Glockenläuten hat mich bis heute immer eher leicht, friedvoll, festlich gestimmt. Warum das so ist, kann ich mir nur teilweise beantworten. Pfarrer Mörtter erklärt mir: „Glocken erinnern dich daran innezuhalten. Wenn sie mittags um zwölf läuten, dann heißt das: Mach ’ne Pause! Setz dich hin, trink ’nen Cappuccino! Wenn Sie am Abend um 19 Uhr ertönen, dann um dir zu sagen: Halt an! Nimm dir jetzt Zeit für dich! Für deinen Partner! Sieben Uhr ist außerdem die Zeit, zu der viele Kinder zu Bett gehen. Es ist ein Ritual für sie, sich mit dem Glockenläuten bettfertig zu machen. Und am Samstag abend läuten sie, um dich auf den Sonntag vorzubereiten. Am siebten Tag sollst du das Leben wahr nehmen!“ Die Glocken bedeuten Sicherheit. Sicherheit durch Kontinuität. Und Sicherheit durch das Gefühl, hier wird dir geholfen. „Wenn du in der Scheiße steckst, dann ist hier ein Ort, an den du gehen kannst“.

 

Kontinuität steckt auch in der Geschichte. Als der Turm im Krieg zerstört wurde, wollte man ihn wieder auf seine 68 Meter aufbauen. Die Kirche sagte nein. Der Turm soll ein Mahnmal sein. Man sieht noch die Einschläge, der Turm ist verletzt, die Glocken läuten weiter. Einmal hat ein Anwohner einen Zettel in den Kirchenbriefkasten gesteckt. Darauf stand: „Wenn Ihr die Glocken nicht abstellt, dann trete ich aus der Kirche aus!“ Mörtter antwortete: „Dann trete lieber sofort aus, denn bald werden da sogar sechs Glocken läuten.“

 

Das ist der Plan: Der schon seit jeher für sechs Glocken vorgesehene Glockenstuhl soll endlich seine sechs Glocken bekommen. Aber es wird dann nicht lauter, sondern harmonischer und weicher im Klang. Dafür ist kein staatliches Geld vorgesehen. Das muss die Lutherkirche alleine aufbringen.

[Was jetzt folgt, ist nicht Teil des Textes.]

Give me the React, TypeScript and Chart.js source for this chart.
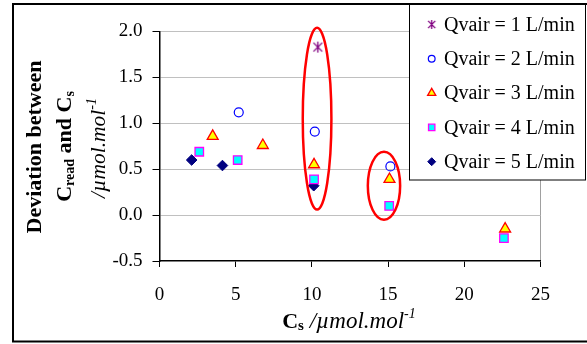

Dafür heckt Mörtter bereits Pläne aus: Es soll eine CD entstehen mit dem sechsglockigen Läuten. Dazu Musik, improvisiertes Singen. Es wird ihm schon was einfallen, wie er die Menschen begeistern kann von seinem Traum. Wenn dann jemand kritisiert, ob das Geld nicht für sinnvollere Zwecke genutzt werden solle, dann hat er schon eine Antwort parat: „Das eine schließt das andere nicht aus.“  Wenn eines Tages alles zusammen gespart ist und der Auftrag an die Glockengießerei gegeben werden kann, dauert es ein ganzes Jahr bis die Glocken gebaut sind.

 

Ich gehe ziemlich beschwingt aus dem gemütlichen Büro des Pfarrers. Wenn ich demnächst Glocken läuten höre, egal ob von der Lutherkirche oder der Severinskirche oder sonst einem Gotteshaus, dann verstehe ich einmal mehr, was sie mir sagen wollen. Dann gehe ich einen Cappuccino trinken, und denke darüber nach, dass es gar nicht selbstverständlich ist, dass die einfach so läuten. Dahinter stecken Menschen, Überlegungen, Gelder und vor allem ein Gefühl: Geborgenheit.